Under the CESG, the government matches 20% on the first $2,500 contributed annually to an RESP, to a maximum of $500 per beneficiary per year. The lifetime maximum per beneficiary is $7,200, up to age 18. If you don’t contribute enough to qualify for the maximum $500 CESG in a given year, the unused entitlement can be carried forward to the next year. See RESP Grants and Bonds.
A $500 Canada Learning Bond (CLB) is provided for children of families who are of modest income and who are born after December 31, 2003. These children also qualify for CLB instalments of $100 per year until age 15, as long as they continue to meet income thresholds. The total maximum CLB payable per child is $2,000. CLBs are allocated to a specific child; unlike CESGs, they cannot be shared with other beneficiaries.
If you don’t contribute enough to qualify for the maximum $500 CESG in a given year, the unused entitlement can be carried forward to the next year.
There are two types of withdrawal scenarios:
When funds withdrawn are used for education purposes
Once a student is enrolled in a qualifying post-secondary education or training program, the funds within the RESP can be paid out to the student with proof of enrollment. Payments comprised of accumulated income, grants and bonds are called Educational Assistance Payments (EAPs) and the student must claim them as income on their tax return. Contributions can be paid out the beneficiary tax-free.
When funds withdrawn are not used for education
In this case, you can withdraw the initial contribution with no tax consequence since it was made with after-tax dollars. However, any CESG remaining in the plan must be repaid, to a maximum amount equal to 20% of the withdrawal.
If an RBC RESP can hold a variety of investments, including Guaranteed Investment Certificates (GICs), mutual funds, portfolio solutions and savings deposits. You can also hold stocks and bonds through RBC Direct Investing™ and RBC Dominion Securities.
Growth potential of mutual funds
When you invest in mutual funds through RBC Royal Bank, you gain access to excellent growth potential:
- RBC Target Education Funds are a portfolio of RBC Funds and feature an asset mix that evolves over time, with a greater weighting in equities in the early years and a more conservative asset mix favouring fixed income investments as your child's target education date approaches.

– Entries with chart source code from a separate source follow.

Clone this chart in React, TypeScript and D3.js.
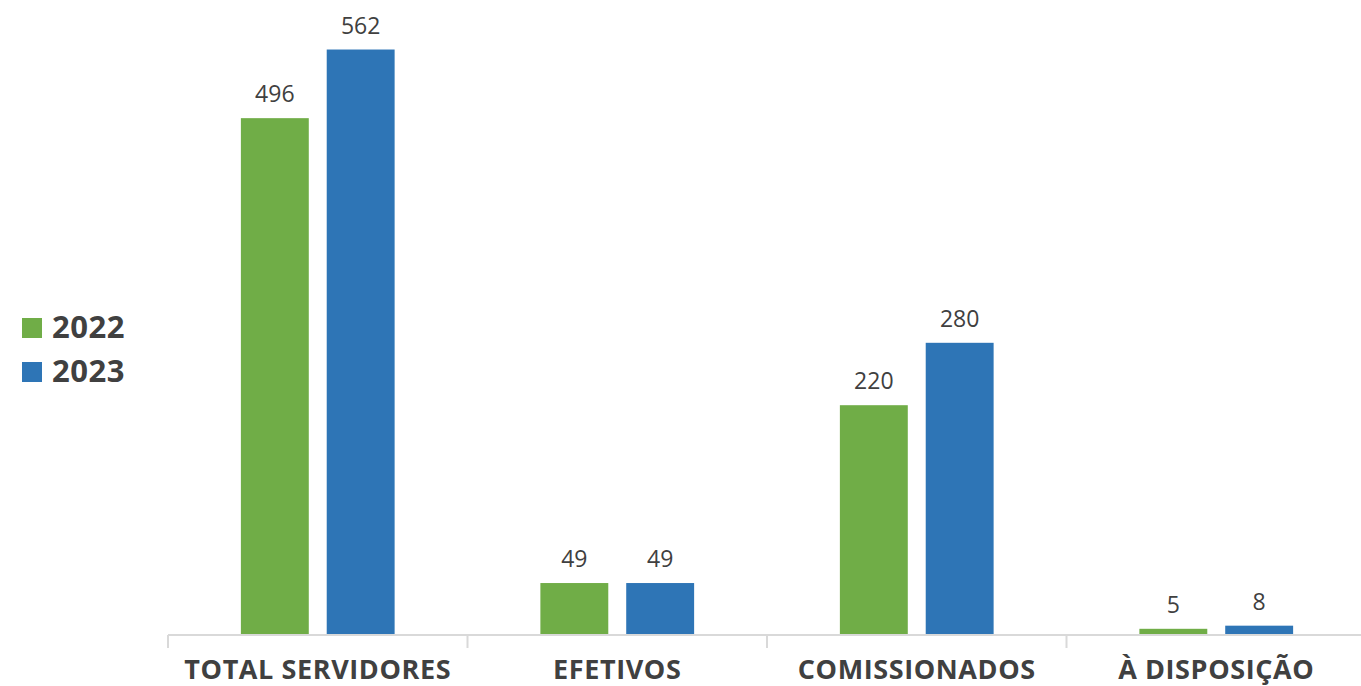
import React from "react";
import * as d3 from "d3";

const categories = ["TOTAL SERVIDORES", "EFETIVOS", "COMISSIONADOS", "À DISPOSIÇÃO"];
const seriesNames = ["2022", "2023"];
const values2022 = [496, 49, 220, 5];
const values2023 = [562, 49, 280, 8];
const colors = ["#70AD47", "#2E75B6"];

const W = 1361;
const H = 686;
const FONT = "'Open Sans', 'DejaVu Sans', sans-serif";

const App = () => {
  const x0 = d3.scaleBand<string>().domain(categories).range([168, 1366]).padding(0);
  const x1 = d3
    .scaleBand<string>()
    .domain(seriesNames)
    .range([0, x0.bandwidth()])
    .paddingInner(0.209)
    .paddingOuter(0.849);
  const y = d3.scaleLinear().domain([0, 600]).range([634, 10]);
  const series = [values2022, values2023];
  const ticks = categories.map((c) => x0(c) as number);

  return (
    <svg
      width={W}
      height={H}
      style={{ position: "absolute", left: 0, top: 0, background: "#fff" }}
      fontFamily={FONT}
    >
      {/* bars + value labels */}
      {categories.map((c, ci) => (
        <g key={c} transform={`translate(${x0(c)},0)`}>
          {seriesNames.map((s, si) => {
            const v = series[si][ci];
            const bx = x1(s) as number;
            return (
              <g key={s}>
                <rect
                  x={bx}
                  y={y(v)}
                  width={x1.bandwidth()}
                  height={y(0) - y(v)}
                  fill={colors[si]}
                />
                <text
                  x={bx + x1.bandwidth() / 2}
                  y={y(v) - 16}
                  textAnchor="middle"
                  fontSize={23}
                  fill="#404040"
                >
                  {v}
                </text>
              </g>
            );
          })}
        </g>
      ))}

      {/* category axis */}
      <line x1={168} x2={1366} y1={635} y2={635} stroke="#d9d9d9" strokeWidth={2} />
      {ticks.map((t, i) => (
        <line key={i} x1={t} x2={t} y1={635} y2={648} stroke="#d9d9d9" strokeWidth={2} />
      ))}
      {categories.map((c) => (
        <text
          key={c}
          x={(x0(c) as number) + x0.bandwidth() / 2}
          y={679}
          textAnchor="middle"
          fontSize={27}
          letterSpacing={0.6}
          fontWeight="bold"
          fill="#404040"
        >
          {c}
        </text>
      ))}

      {/* legend */}
      {seriesNames.map((s, i) => (
        <g key={s} transform={`translate(22,${318 + i * 44})`}>
          <rect width={20} height={20} fill={colors[i]} />
          <text x={30} y={20} fontSize={31} fontWeight="bold" letterSpacing={0.5} fill="#404040">
            {s}
          </text>
        </g>
      ))}
    </svg>
  );
};

export default App;
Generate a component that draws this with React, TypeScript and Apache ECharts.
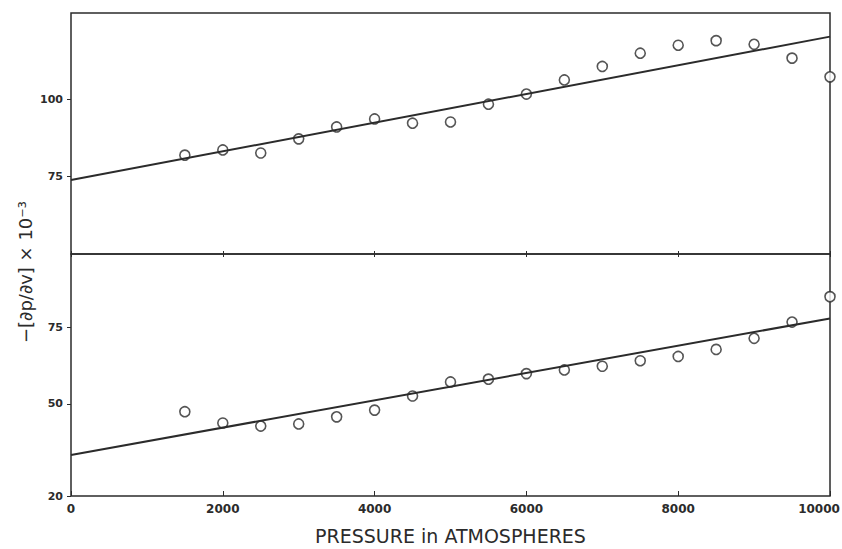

- The RBC Funds family includes many equity-based investments that work well for longer-term investment goals such as saving for a child’s education.
If an RESP beneficiary decides not to pursue post-secondary education, you have a few options.
- If you have a family plan, some of the government incentives received can be used to fund the education payments to another beneficiary on the plan.
- If you have an individual plan, you may be able to name an alternate eligible beneficiary.
- If the beneficiary has reached age 21 and the plan is at least 10 years old, you can withdraw the earnings subject to a withholding tax and a 20% penalty tax unless transferred to an RRSP. The amounts withdrawn will be considered taxable income.